Reproduce every line of the material below, but drop the pictures.

┌─ COLLECTED MATERIAL

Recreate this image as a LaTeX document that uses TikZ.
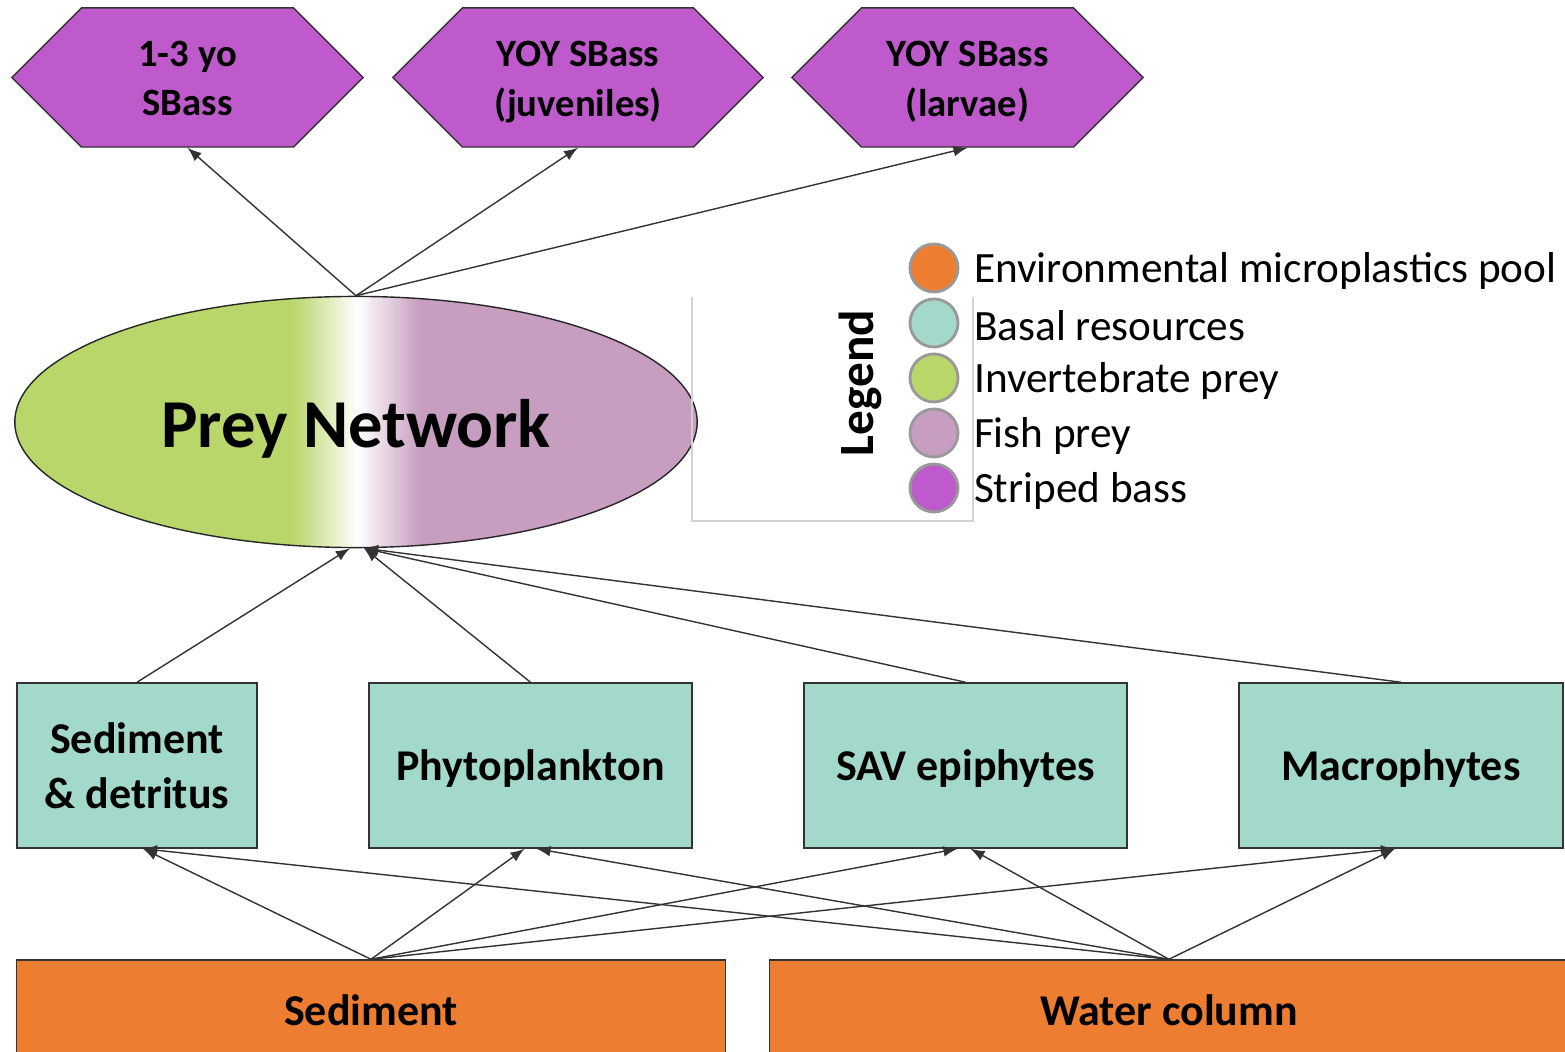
\documentclass[tikz,border=0pt]{standalone}
\usepackage{fontspec}
\setmainfont{Carlito}
\usetikzlibrary{shapes.geometric,shapes.symbols,calc}

\definecolor{bassC}{RGB}{191,90,205}
\definecolor{basalC}{RGB}{163,217,203}
\definecolor{envC}{RGB}{237,125,49}
\definecolor{invC}{RGB}{185,214,106}
\definecolor{fishC}{RGB}{199,158,192}

\pgfdeclarehorizontalshading{preyshade}{100bp}{color(0bp)=(invC); color(45.4bp)=(invC);
  color(50.1bp)=(white); color(54.7bp)=(fishC); color(100bp)=(fishC)}

% lower a one-line label a little, keeping its box
\newcommand{\lowered}[2]{\raisebox{-#1}[\height][\depth]{#2}}

\begin{document}
\begin{tikzpicture}[x=0.01cm,y=-0.01cm,>=latex,
	bass/.style={signal,signal to=west and east,signal pointer angle=90,draw=black!80,fill=bassC,
		minimum height=1.39cm,inner sep=0pt,align=center,font=\bfseries\fontsize{11}{14}\selectfont},
	basal/.style={rectangle,draw=black!80,fill=basalC,minimum height=1.65cm,inner sep=0pt,
		align=center,font=\bfseries\fontsize{12.5}{15.5}\selectfont},
	pool/.style={rectangle,draw=black!80,fill=envC,minimum height=1cm,inner sep=0pt,
		font=\bfseries\fontsize{12.5}{15}\selectfont},
	flow/.style={->,draw=black!80,line width=0.4pt},
	dot/.style={circle,draw=black!40,line width=0.8pt,minimum size=0.48cm,inner sep=0pt}]

		\useasboundingbox (0,0) rectangle (1565,1052);

		% striped bass stages
		\node[bass,minimum width=3.51cm] (h1) at (187.5,77.5) {\rule{0pt}{12pt}1-3 yo\\\strut SBass};
		\node[bass,minimum width=3.70cm] (h2) at (578,77.5) {\rule{0pt}{12.2pt}YOY SBass\\\strut (juveniles)};
		\node[bass,minimum width=3.51cm] (h3) at (967.5,77.5) {\rule{0pt}{12.2pt}YOY SBass\\\strut (larvae)};

		% the prey network
		\node[ellipse,draw=black!85,shading=preyshade,minimum width=6.82cm,minimum height=2.51cm,
			font=\bfseries\fontsize{19.5}{22}\selectfont] (prey) at (356,422) {\lowered{2pt}{Prey Network}};

		% basal resources
		\node[basal,minimum width=2.40cm] (sd) at (137,765.5) {Sediment\\\& detritus};
		\node[basal,minimum width=3.23cm] (phy) at (530.5,765.5) {\lowered{1pt}{Phytoplankton}};
		\node[basal,minimum width=3.23cm] (sav) at (965.5,765.5) {\lowered{1pt}{SAV epiphytes}};
		\node[basal,minimum width=3.24cm] (mac) at (1401,765.5) {\lowered{1pt}{Macrophytes}};

		% environmental pools
		\node[pool,minimum width=7.08cm] (sed) at (371,1010) {Sediment};
		\node[pool,minimum width=7.98cm] (wat) at (1169,1010) {Water column};

		% prey network to the bass
		\foreach \h in {h1,h2,h3}
			\draw[flow] (prey.north) -- (\h.south);

		% basal resources to the prey network
		\coordinate (pl) at ($(prey.south)+(-6,0)$);
		\coordinate (pr) at ($(prey.south)+(8,0)$);
		\draw[flow] (sd.north) -- (pl);
		\foreach \b in {phy,sav,mac}
			\draw[flow] (\b.north) -- (pr);

		% pools to basal resources
		\foreach \b/\sx/\wx in {sd/6/6,phy/-6/6,sav/-8/5,mac/-6/-6} {
			\draw[flow] (sed.north) -- ($(\b.south)+(\sx,0)$);
			\draw[flow] (wat.north) -- ($(\b.south)+(\wx,0)$);
		}

		% legend box and title
		\draw[gray!35,line width=0.5pt] (692,297) -- (692,521) -- (973,521) -- (973,297);
		\node[rotate=90,font=\bfseries\fontsize{14}{16}\selectfont] (legtitle) at (860,383) {Legend};

		% legend entries
		\foreach \i/\c/\t in {
		1/envC/Environmental microplastics pool,
		2/basalC/Basal resources,
		3/invC/Invertebrate prey,
		4/fishC/Fish prey,
		5/bassC/Striped bass} {
			\node[dot,fill=\c] (leg\i) at (934,213+55*\i) {};
			\node[anchor=west,inner sep=0pt,font=\fontsize{12.3}{15}\selectfont] (legtext\i)
				at ($(leg\i.east)+(14,0)$) {\lowered{0.8pt}{\t}};
		}
	\end{tikzpicture}
\end{document}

└─

**TASK ANSWER:**
Recreate this image as a LaTeX document that uses TikZ.
\documentclass[tikz,border=0pt]{standalone}
\usepackage{fontspec}
\setmainfont{Carlito}
\usetikzlibrary{shapes.geometric,shapes.symbols,calc}

\definecolor{bassC}{RGB}{191,90,205}
\definecolor{basalC}{RGB}{163,217,203}
\definecolor{envC}{RGB}{237,125,49}
\definecolor{invC}{RGB}{185,214,106}
\definecolor{fishC}{RGB}{199,158,192}

\pgfdeclarehorizontalshading{preyshade}{100bp}{color(0bp)=(invC); color(45.4bp)=(invC);
  color(50.1bp)=(white); color(54.7bp)=(fishC); color(100bp)=(fishC)}

% lower a one-line label a little, keeping its box
\newcommand{\lowered}[2]{\raisebox{-#1}[\height][\depth]{#2}}

\begin{document}
\begin{tikzpicture}[x=0.01cm,y=-0.01cm,>=latex,
	bass/.style={signal,signal to=west and east,signal pointer angle=90,draw=black!80,fill=bassC,
		minimum height=1.39cm,inner sep=0pt,align=center,font=\bfseries\fontsize{11}{14}\selectfont},
	basal/.style={rectangle,draw=black!80,fill=basalC,minimum height=1.65cm,inner sep=0pt,
		align=center,font=\bfseries\fontsize{12.5}{15.5}\selectfont},
	pool/.style={rectangle,draw=black!80,fill=envC,minimum height=1cm,inner sep=0pt,
		font=\bfseries\fontsize{12.5}{15}\selectfont},
	flow/.style={->,draw=black!80,line width=0.4pt},
	dot/.style={circle,draw=black!40,line width=0.8pt,minimum size=0.48cm,inner sep=0pt}]

		\useasboundingbox (0,0) rectangle (1565,1052);

		% striped bass stages
		\node[bass,minimum width=3.51cm] (h1) at (187.5,77.5) {\rule{0pt}{12pt}1-3 yo\\\strut SBass};
		\node[bass,minimum width=3.70cm] (h2) at (578,77.5) {\rule{0pt}{12.2pt}YOY SBass\\\strut (juveniles)};
		\node[bass,minimum width=3.51cm] (h3) at (967.5,77.5) {\rule{0pt}{12.2pt}YOY SBass\\\strut (larvae)};

		% the prey network
		\node[ellipse,draw=black!85,shading=preyshade,minimum width=6.82cm,minimum height=2.51cm,
			font=\bfseries\fontsize{19.5}{22}\selectfont] (prey) at (356,422) {\lowered{2pt}{Prey Network}};

		% basal resources
		\node[basal,minimum width=2.40cm] (sd) at (137,765.5) {Sediment\\\& detritus};
		\node[basal,minimum width=3.23cm] (phy) at (530.5,765.5) {\lowered{1pt}{Phytoplankton}};
		\node[basal,minimum width=3.23cm] (sav) at (965.5,765.5) {\lowered{1pt}{SAV epiphytes}};
		\node[basal,minimum width=3.24cm] (mac) at (1401,765.5) {\lowered{1pt}{Macrophytes}};

		% environmental pools
		\node[pool,minimum width=7.08cm] (sed) at (371,1010) {Sediment};
		\node[pool,minimum width=7.98cm] (wat) at (1169,1010) {Water column};

		% prey network to the bass
		\foreach \h in {h1,h2,h3}
			\draw[flow] (prey.north) -- (\h.south);

		% basal resources to the prey network
		\coordinate (pl) at ($(prey.south)+(-6,0)$);
		\coordinate (pr) at ($(prey.south)+(8,0)$);
		\draw[flow] (sd.north) -- (pl);
		\foreach \b in {phy,sav,mac}
			\draw[flow] (\b.north) -- (pr);

		% pools to basal resources
		\foreach \b/\sx/\wx in {sd/6/6,phy/-6/6,sav/-8/5,mac/-6/-6} {
			\draw[flow] (sed.north) -- ($(\b.south)+(\sx,0)$);
			\draw[flow] (wat.north) -- ($(\b.south)+(\wx,0)$);
		}

		% legend box and title
		\draw[gray!35,line width=0.5pt] (692,297) -- (692,521) -- (973,521) -- (973,297);
		\node[rotate=90,font=\bfseries\fontsize{14}{16}\selectfont] (legtitle) at (860,383) {Legend};

		% legend entries
		\foreach \i/\c/\t in {
		1/envC/Environmental microplastics pool,
		2/basalC/Basal resources,
		3/invC/Invertebrate prey,
		4/fishC/Fish prey,
		5/bassC/Striped bass} {
			\node[dot,fill=\c] (leg\i) at (934,213+55*\i) {};
			\node[anchor=west,inner sep=0pt,font=\fontsize{12.3}{15}\selectfont] (legtext\i)
				at ($(leg\i.east)+(14,0)$) {\lowered{0.8pt}{\t}};
		}
	\end{tikzpicture}
\end{document}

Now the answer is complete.